作者
Dawen Xia,Nan Yang,Shunying Jian,Hu Yang,Huaqing Li
摘要
Accurate traffic flow forecasting (TFF) is significant for mitigating traffic congestion. To address the existing issues of calculation and storage in dealing with big traffic flow data using the traditional centralized models on a single machine, this paper presents a Spark-based Weighted Bidirectional Long Short-Term M emory (SW-BiLSTM) model to improve the robustness and accuracy of TFF. Specifically, the resilient distributed dataset (RDD) and the Kalman filter (KF) are utilized to preprocess large-scale trajectory data (e.g., GPS trajectories of taxicabs).
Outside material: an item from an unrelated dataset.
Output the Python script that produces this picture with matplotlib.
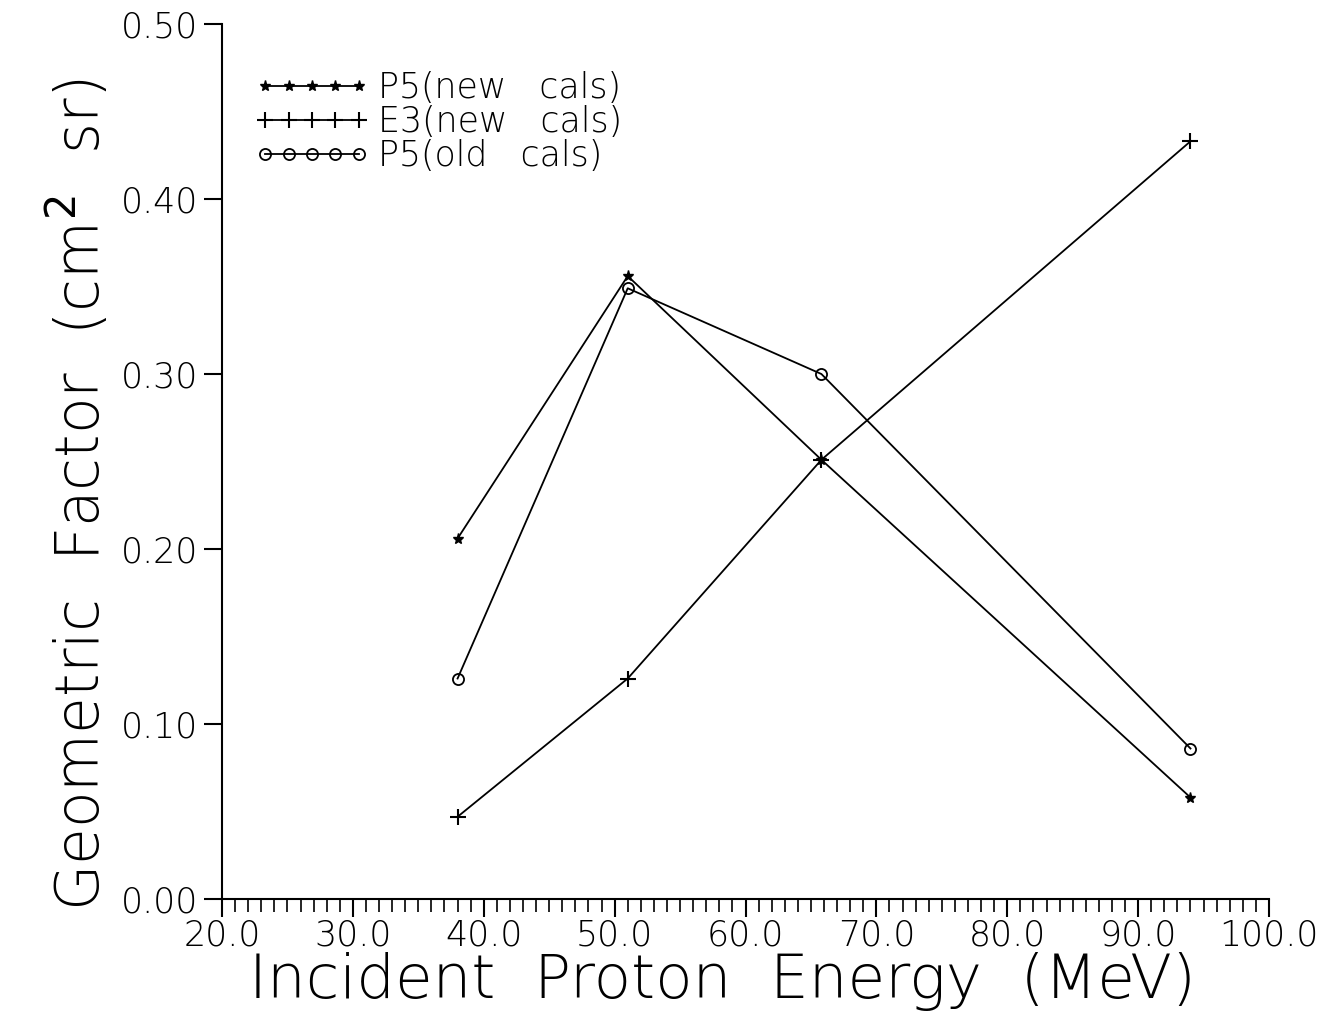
import matplotlib
matplotlib.use("Agg")
import matplotlib.pyplot as plt
from matplotlib.ticker import MultipleLocator, FormatStrFormatter

energy = [38.0, 51.0, 65.8, 94.0]
p5_new = [0.206, 0.356, 0.251, 0.058]
e3_new = [0.047, 0.126, 0.251, 0.433]
p5_old = [0.126, 0.349, 0.300, 0.086]
labels = ["P5(new   cals)", "E3(new   cals)", "P5(old   cals)"]

plt.rcParams['font.family'] = ['DejaVu Sans']
fig = plt.figure(figsize=(13.23, 10.14), dpi=100)
ax = fig.add_axes([0.1678, 0.1134, 0.7914, 0.8629])

lw = 1.3
ax.plot(energy, p5_new, color='black', lw=lw, marker='*', ms=8, label=labels[0])
ax.plot(energy, e3_new, color='black', lw=lw, marker='+', ms=11, mew=1.5, label=labels[1])
ax.plot(energy, p5_old, color='black', lw=lw, marker='o', ms=8, mfc='none', mew=1.3, label=labels[2])

ax.set_xlim(20, 100)
ax.set_ylim(0, 0.5)
ax.spines['top'].set_visible(False)
ax.spines['right'].set_visible(False)
ax.spines['left'].set_linewidth(1.5)
ax.spines['bottom'].set_linewidth(1.5)

ax.xaxis.set_major_locator(MultipleLocator(10))
ax.xaxis.set_minor_locator(MultipleLocator(1))
ax.yaxis.set_major_locator(MultipleLocator(0.1))
ax.xaxis.set_major_formatter(FormatStrFormatter('%.1f'))
ax.yaxis.set_major_formatter(FormatStrFormatter('%.2f'))
ax.tick_params(axis='x', which='major', direction='out', length=13, width=1.5, labelsize=25, pad=1)
ax.tick_params(axis='x', which='minor', direction='out', length=9, width=1.2)
ax.tick_params(axis='y', which='major', direction='out', length=13, width=1.5, labelsize=25, pad=4)
for t in ax.get_xticklabels() + ax.get_yticklabels():
    t.set_fontweight('light')

ax.set_xlabel('Incident  Proton  Energy  (MeV)', fontsize=44, fontweight='light', labelpad=0)
ax.xaxis.label.set_x(0.478)
ax.set_ylabel(r'Geometric  Factor  (cm$^{2}$  sr)', fontsize=43, fontweight='light')
ax.yaxis.set_label_coords(-0.104, 0.462)

leg = ax.legend(loc='upper left', bbox_to_anchor=(0.018, 0.962), frameon=False,
                fontsize=25, numpoints=5, handlelength=3.3, handletextpad=0.25,
                labelspacing=0.0, borderaxespad=0)
for t in leg.get_texts():
    t.set_fontweight('light')

fig.savefig('out.png', dpi=100, facecolor='white')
Next, a distributed SW-BiLSTM model on Spark is put forward to enhance the accuracy and efficiency of TFF, combined with the normal distribution for weighing the influence degree of the interaction between adjacent road segments and the time window for implementing the optimization of BiLSTM. Finally, the experimental results on an empirical study with the real-world taxi GPS trajectory data indicate that, compared with ARIMA, LR, GNB, CNN, GRU, SAEs, BP, LSTM, and WND-LSTM (LSTM with a time window and a normal distribution), the MAPE value of SW-BiLSTM is decreased by 65.62%, 17.78%, 87.29%, 69.10%, 3.52%, 21.09%, 59.66%, 42.86%, and 1.22%, respectively. In particular, SW-BiLSTM is superior to BiLSTM with 15.83% accuracy improvement on average.